**OBJECTIVE**
Write the listing below out again exactly, dropping the images.

**INFORMATION PROVIDED**
--- BEGIN ---

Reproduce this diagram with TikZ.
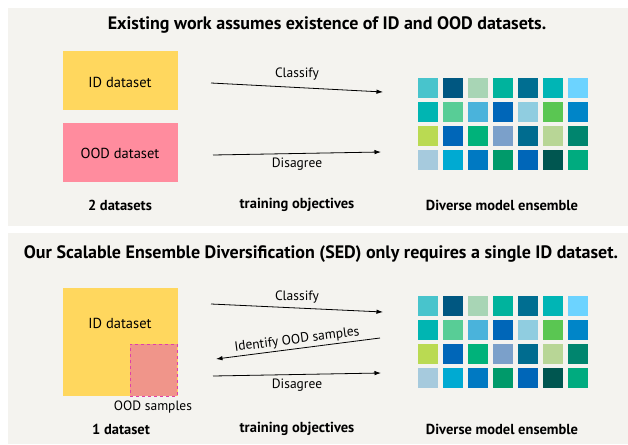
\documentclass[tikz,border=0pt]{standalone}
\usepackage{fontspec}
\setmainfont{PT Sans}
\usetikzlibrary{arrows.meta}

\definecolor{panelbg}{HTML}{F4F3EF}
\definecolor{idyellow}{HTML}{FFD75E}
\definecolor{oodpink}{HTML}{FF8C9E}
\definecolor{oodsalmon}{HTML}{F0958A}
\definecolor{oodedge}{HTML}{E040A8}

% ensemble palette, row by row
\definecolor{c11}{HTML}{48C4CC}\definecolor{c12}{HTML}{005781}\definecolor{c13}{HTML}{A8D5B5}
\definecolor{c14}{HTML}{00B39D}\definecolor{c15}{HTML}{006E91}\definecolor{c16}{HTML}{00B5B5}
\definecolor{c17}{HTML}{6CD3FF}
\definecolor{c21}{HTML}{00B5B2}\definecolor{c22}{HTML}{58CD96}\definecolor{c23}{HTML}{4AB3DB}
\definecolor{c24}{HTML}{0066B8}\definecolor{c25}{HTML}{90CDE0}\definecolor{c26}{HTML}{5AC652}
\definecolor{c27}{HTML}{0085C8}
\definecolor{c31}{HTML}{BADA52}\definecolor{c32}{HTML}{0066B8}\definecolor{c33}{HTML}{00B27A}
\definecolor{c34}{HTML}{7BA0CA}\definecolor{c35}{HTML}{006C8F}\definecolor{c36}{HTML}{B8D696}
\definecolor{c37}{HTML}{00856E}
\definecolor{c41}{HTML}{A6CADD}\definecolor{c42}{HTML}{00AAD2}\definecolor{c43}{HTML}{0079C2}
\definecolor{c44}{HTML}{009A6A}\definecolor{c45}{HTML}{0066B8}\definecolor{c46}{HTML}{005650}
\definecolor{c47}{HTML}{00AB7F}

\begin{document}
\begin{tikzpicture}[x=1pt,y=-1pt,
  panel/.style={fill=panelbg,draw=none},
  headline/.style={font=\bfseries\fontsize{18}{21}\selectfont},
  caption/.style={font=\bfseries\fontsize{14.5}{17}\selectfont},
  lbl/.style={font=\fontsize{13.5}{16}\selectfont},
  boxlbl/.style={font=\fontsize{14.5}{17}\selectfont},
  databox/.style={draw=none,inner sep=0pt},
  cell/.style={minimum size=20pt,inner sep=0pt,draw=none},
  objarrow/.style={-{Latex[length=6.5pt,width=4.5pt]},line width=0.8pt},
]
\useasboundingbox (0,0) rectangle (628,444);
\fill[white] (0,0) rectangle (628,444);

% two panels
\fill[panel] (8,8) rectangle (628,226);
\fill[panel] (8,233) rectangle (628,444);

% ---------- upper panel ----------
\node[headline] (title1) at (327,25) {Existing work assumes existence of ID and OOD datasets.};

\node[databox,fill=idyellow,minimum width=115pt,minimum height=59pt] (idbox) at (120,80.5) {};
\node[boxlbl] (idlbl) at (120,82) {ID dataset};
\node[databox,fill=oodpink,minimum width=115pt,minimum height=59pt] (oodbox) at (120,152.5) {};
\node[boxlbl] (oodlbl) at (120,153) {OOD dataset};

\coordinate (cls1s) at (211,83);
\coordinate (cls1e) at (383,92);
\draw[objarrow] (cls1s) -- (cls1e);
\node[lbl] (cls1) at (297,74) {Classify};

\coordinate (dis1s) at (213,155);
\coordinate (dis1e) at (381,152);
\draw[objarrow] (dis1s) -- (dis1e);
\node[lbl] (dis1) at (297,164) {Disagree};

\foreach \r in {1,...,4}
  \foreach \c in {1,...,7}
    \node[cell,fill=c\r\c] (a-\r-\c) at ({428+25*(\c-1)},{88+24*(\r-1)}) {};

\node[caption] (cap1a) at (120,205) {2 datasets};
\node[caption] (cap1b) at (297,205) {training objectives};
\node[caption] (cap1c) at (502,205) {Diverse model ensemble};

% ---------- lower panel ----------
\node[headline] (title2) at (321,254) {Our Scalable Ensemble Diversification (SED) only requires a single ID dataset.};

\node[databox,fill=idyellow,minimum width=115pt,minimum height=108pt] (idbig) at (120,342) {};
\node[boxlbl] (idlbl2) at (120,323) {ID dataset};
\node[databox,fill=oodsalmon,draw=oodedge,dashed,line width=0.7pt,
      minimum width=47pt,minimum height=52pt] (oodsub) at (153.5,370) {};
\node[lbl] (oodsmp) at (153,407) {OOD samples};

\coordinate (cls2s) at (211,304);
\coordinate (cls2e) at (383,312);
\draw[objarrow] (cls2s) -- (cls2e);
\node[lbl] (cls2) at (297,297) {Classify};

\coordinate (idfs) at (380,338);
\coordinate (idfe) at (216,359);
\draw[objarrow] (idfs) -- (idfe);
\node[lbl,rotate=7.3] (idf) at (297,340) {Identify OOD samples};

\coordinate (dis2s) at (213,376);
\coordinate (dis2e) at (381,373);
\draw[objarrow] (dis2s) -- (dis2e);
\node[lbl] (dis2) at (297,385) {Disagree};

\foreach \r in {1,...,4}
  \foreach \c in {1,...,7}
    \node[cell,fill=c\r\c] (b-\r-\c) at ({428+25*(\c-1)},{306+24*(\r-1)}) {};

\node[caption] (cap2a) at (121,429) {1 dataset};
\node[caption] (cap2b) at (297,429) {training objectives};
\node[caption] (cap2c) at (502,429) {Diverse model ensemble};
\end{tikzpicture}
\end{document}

--- END ---

**RESPONSE TO THE EXERCISE**
Reproduce this diagram with TikZ.
\documentclass[tikz,border=0pt]{standalone}
\usepackage{fontspec}
\setmainfont{PT Sans}
\usetikzlibrary{arrows.meta}

\definecolor{panelbg}{HTML}{F4F3EF}
\definecolor{idyellow}{HTML}{FFD75E}
\definecolor{oodpink}{HTML}{FF8C9E}
\definecolor{oodsalmon}{HTML}{F0958A}
\definecolor{oodedge}{HTML}{E040A8}

% ensemble palette, row by row
\definecolor{c11}{HTML}{48C4CC}\definecolor{c12}{HTML}{005781}\definecolor{c13}{HTML}{A8D5B5}
\definecolor{c14}{HTML}{00B39D}\definecolor{c15}{HTML}{006E91}\definecolor{c16}{HTML}{00B5B5}
\definecolor{c17}{HTML}{6CD3FF}
\definecolor{c21}{HTML}{00B5B2}\definecolor{c22}{HTML}{58CD96}\definecolor{c23}{HTML}{4AB3DB}
\definecolor{c24}{HTML}{0066B8}\definecolor{c25}{HTML}{90CDE0}\definecolor{c26}{HTML}{5AC652}
\definecolor{c27}{HTML}{0085C8}
\definecolor{c31}{HTML}{BADA52}\definecolor{c32}{HTML}{0066B8}\definecolor{c33}{HTML}{00B27A}
\definecolor{c34}{HTML}{7BA0CA}\definecolor{c35}{HTML}{006C8F}\definecolor{c36}{HTML}{B8D696}
\definecolor{c37}{HTML}{00856E}
\definecolor{c41}{HTML}{A6CADD}\definecolor{c42}{HTML}{00AAD2}\definecolor{c43}{HTML}{0079C2}
\definecolor{c44}{HTML}{009A6A}\definecolor{c45}{HTML}{0066B8}\definecolor{c46}{HTML}{005650}
\definecolor{c47}{HTML}{00AB7F}

\begin{document}
\begin{tikzpicture}[x=1pt,y=-1pt,
  panel/.style={fill=panelbg,draw=none},
  headline/.style={font=\bfseries\fontsize{18}{21}\selectfont},
  caption/.style={font=\bfseries\fontsize{14.5}{17}\selectfont},
  lbl/.style={font=\fontsize{13.5}{16}\selectfont},
  boxlbl/.style={font=\fontsize{14.5}{17}\selectfont},
  databox/.style={draw=none,inner sep=0pt},
  cell/.style={minimum size=20pt,inner sep=0pt,draw=none},
  objarrow/.style={-{Latex[length=6.5pt,width=4.5pt]},line width=0.8pt},
]
\useasboundingbox (0,0) rectangle (628,444);
\fill[white] (0,0) rectangle (628,444);

% two panels
\fill[panel] (8,8) rectangle (628,226);
\fill[panel] (8,233) rectangle (628,444);

% ---------- upper panel ----------
\node[headline] (title1) at (327,25) {Existing work assumes existence of ID and OOD datasets.};

\node[databox,fill=idyellow,minimum width=115pt,minimum height=59pt] (idbox) at (120,80.5) {};
\node[boxlbl] (idlbl) at (120,82) {ID dataset};
\node[databox,fill=oodpink,minimum width=115pt,minimum height=59pt] (oodbox) at (120,152.5) {};
\node[boxlbl] (oodlbl) at (120,153) {OOD dataset};

\coordinate (cls1s) at (211,83);
\coordinate (cls1e) at (383,92);
\draw[objarrow] (cls1s) -- (cls1e);
\node[lbl] (cls1) at (297,74) {Classify};

\coordinate (dis1s) at (213,155);
\coordinate (dis1e) at (381,152);
\draw[objarrow] (dis1s) -- (dis1e);
\node[lbl] (dis1) at (297,164) {Disagree};

\foreach \r in {1,...,4}
  \foreach \c in {1,...,7}
    \node[cell,fill=c\r\c] (a-\r-\c) at ({428+25*(\c-1)},{88+24*(\r-1)}) {};

\node[caption] (cap1a) at (120,205) {2 datasets};
\node[caption] (cap1b) at (297,205) {training objectives};
\node[caption] (cap1c) at (502,205) {Diverse model ensemble};

% ---------- lower panel ----------
\node[headline] (title2) at (321,254) {Our Scalable Ensemble Diversification (SED) only requires a single ID dataset.};

\node[databox,fill=idyellow,minimum width=115pt,minimum height=108pt] (idbig) at (120,342) {};
\node[boxlbl] (idlbl2) at (120,323) {ID dataset};
\node[databox,fill=oodsalmon,draw=oodedge,dashed,line width=0.7pt,
      minimum width=47pt,minimum height=52pt] (oodsub) at (153.5,370) {};
\node[lbl] (oodsmp) at (153,407) {OOD samples};

\coordinate (cls2s) at (211,304);
\coordinate (cls2e) at (383,312);
\draw[objarrow] (cls2s) -- (cls2e);
\node[lbl] (cls2) at (297,297) {Classify};

\coordinate (idfs) at (380,338);
\coordinate (idfe) at (216,359);
\draw[objarrow] (idfs) -- (idfe);
\node[lbl,rotate=7.3] (idf) at (297,340) {Identify OOD samples};

\coordinate (dis2s) at (213,376);
\coordinate (dis2e) at (381,373);
\draw[objarrow] (dis2s) -- (dis2e);
\node[lbl] (dis2) at (297,385) {Disagree};

\foreach \r in {1,...,4}
  \foreach \c in {1,...,7}
    \node[cell,fill=c\r\c] (b-\r-\c) at ({428+25*(\c-1)},{306+24*(\r-1)}) {};

\node[caption] (cap2a) at (121,429) {1 dataset};
\node[caption] (cap2b) at (297,429) {training objectives};
\node[caption] (cap2c) at (502,429) {Diverse model ensemble};
\end{tikzpicture}
\end{document}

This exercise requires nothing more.